How To Replace An Audi Car Battery
Step 1: Look for the Audi automotive battery. It’s either under the bonnet or in the boot.
Step 2: Disconnect the negative terminal from the battery first. Then, do the same for the positive battery terminal.
Step 3: Take out the battery hold-down bracket and remove the old battery by lifting it.
Step 4: Lower the new battery into the tray.
Step 5: Reinstall the battery bracket.
Step 6: This time, connect the positive cable first and tighten the nut. Do the same for the negative cable.
Step 7: Spray the posts and clamps with a battery terminal protector to help prevent corrosion and improve current flow.
Step 8: Finally, replace the battery cover. You are now ready to start the engine.

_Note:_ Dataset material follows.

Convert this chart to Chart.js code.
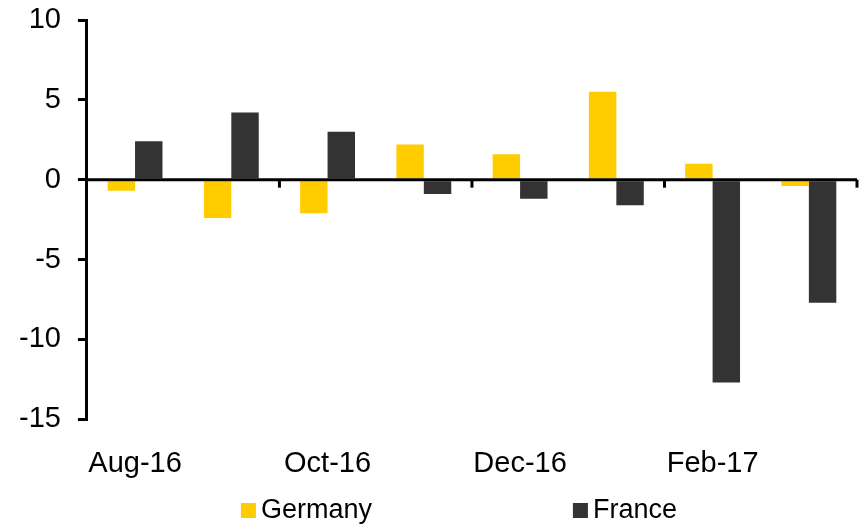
<!DOCTYPE html>
<html>
<head>
<meta charset="utf-8">
<script src="https://cdn.jsdelivr.net/npm/chart.js@4/dist/chart.umd.min.js"></script>
<style>
  html, body { margin: 0; padding: 0; background: #fff; }
  #wrap { width: 865px; height: 525px; }
</style>
</head>
<body>
<div id="wrap"><canvas id="chart" width="865" height="525"></canvas></div>
<script>
const months = ["Aug-16", "Sep-16", "Oct-16", "Nov-16", "Dec-16", "Jan-17", "Feb-17", "Mar-17"];
const germany = [-0.7, -2.4, -2.1, 2.2, 1.6, 5.5, 1.0, -0.4];
const france = [2.4, 4.2, 3.0, -0.9, -1.2, -1.6, -12.7, -7.7];
const yTicks = [-15, -10, -5, 0, 5, 10];

const FONT = "'Liberation Sans', Arial, sans-serif";

// zero line and the x tick marks hanging off it
const zeroAxis = {
  id: "zeroAxis",
  afterDatasetsDraw(chart) {
    const { ctx, chartArea, scales } = chart;
    const y0 = scales.y.getPixelForValue(0);
    const half = (scales.x.getPixelForValue(1) - scales.x.getPixelForValue(0)) / 2;
    ctx.save();
    ctx.strokeStyle = "#000";
    ctx.lineWidth = 3;
    ctx.beginPath();
    ctx.moveTo(chartArea.left, y0);
    ctx.lineTo(chartArea.right, y0);
    ctx.stroke();
    for (let i = 2; i <= months.length; i += 2) {
      const xb = scales.x.getPixelForValue(i) - half;
      ctx.beginPath();
      ctx.moveTo(xb, y0);
      ctx.lineTo(xb, y0 + 8);
      ctx.stroke();
    }
    ctx.restore();
  }
};

// legend spread out under the chart
const wideLegend = {
  id: "wideLegend",
  afterDraw(chart) {
    const { ctx, chartArea } = chart;
    const starts = [154, 486];
    const base = chart.height - 7;
    ctx.save();
    ctx.font = "27px " + FONT;
    ctx.textBaseline = "alphabetic";
    chart.data.datasets.forEach((ds, i) => {
      const x = chartArea.left + starts[i];
      ctx.fillStyle = ds.backgroundColor;
      ctx.fillRect(x, base - 15, 15, 15);
      ctx.fillStyle = "#000";
      ctx.fillText(ds.label, x + 20, base);
    });
    ctx.restore();
  }
};

new Chart(document.getElementById("chart"), {
  type: "bar",
  data: {
    labels: months,
    datasets: [
      { label: "Germany", data: germany, backgroundColor: "#FFCC00" },
      { label: "France", data: france, backgroundColor: "#333333" }
    ]
  },
  options: {
    responsive: false,
    animation: false,
    categoryPercentage: 0.57,
    barPercentage: 1,
    layout: { padding: { left: 2, right: 8, top: 0, bottom: 17 } },
    plugins: { legend: { display: false }, tooltip: { enabled: false } },
    scales: {
      x: {
        grid: { display: false, drawTicks: false },
        border: { display: false },
        ticks: {
          autoSkip: false,
          maxRotation: 0,
          padding: 27,
          color: "#000",
          font: { family: FONT, size: 29 },
          callback: (v, i) => (i % 2 === 0 ? months[i] : "")
        }
      },
      y: {
        min: -15,
        max: 10,
        afterBuildTicks: (axis) => { axis.ticks = yTicks.map(v => ({ value: v })); },
        // the label padding is horizontal only here, don't let it push the top down
        afterFit: (axis) => { axis.paddingTop = 20; axis.paddingBottom = 17; },
        grid: { drawOnChartArea: false, tickLength: 9, color: "#000", lineWidth: 3 },
        border: { display: true, color: "#000", width: 3 },
        ticks: {
          padding: 17,
          color: "#000",
          font: { family: FONT, size: 29 }
        }
      }
    }
  },
  plugins: [zeroAxis, wideLegend]
});
</script>
</body>
</html>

Battery Guide For Audi A3 Sportback G-Tron
The batteries for this kind of vehicle are almost maintenance-free. They should only be disconnected from the car’s electrical system when necessary. This is because after disconnection, you will have to do a total reset of the car’s on-board computer to restore the car’s special functions, such as its electric windows.
If the vehicle sits idle for months without being used, the power management will close the on-board systems gradually or lower used currents to limit the amount of consumed power. This ensures that owners can start the vehicle reliably, even after long periods of inactivity.
Guide To Replacing Audi A4 B7 Car Batteries
Step 1: Remove the weatherstripping in front of the battery and the plastic trim piece beside it, under the bonnet in front of the driver’s side.
Step 2: Using a wrench, remove the negative battery terminal, then the positive one.
Step 3: Take out the rubber piece that’s in front of the battery.
Step 4: Use an Allen key to loosen the bolt in front of your battery to remove it.
Step 5: Install the new battery front first, then place the rear end down. The installation process is pretty much the reverse of the removal process: reattach the bolt with an Allen key; insert the rubber piece; reconnect the positive, then the negative terminals; and reinstall the plastic trim piece and weatherstripping.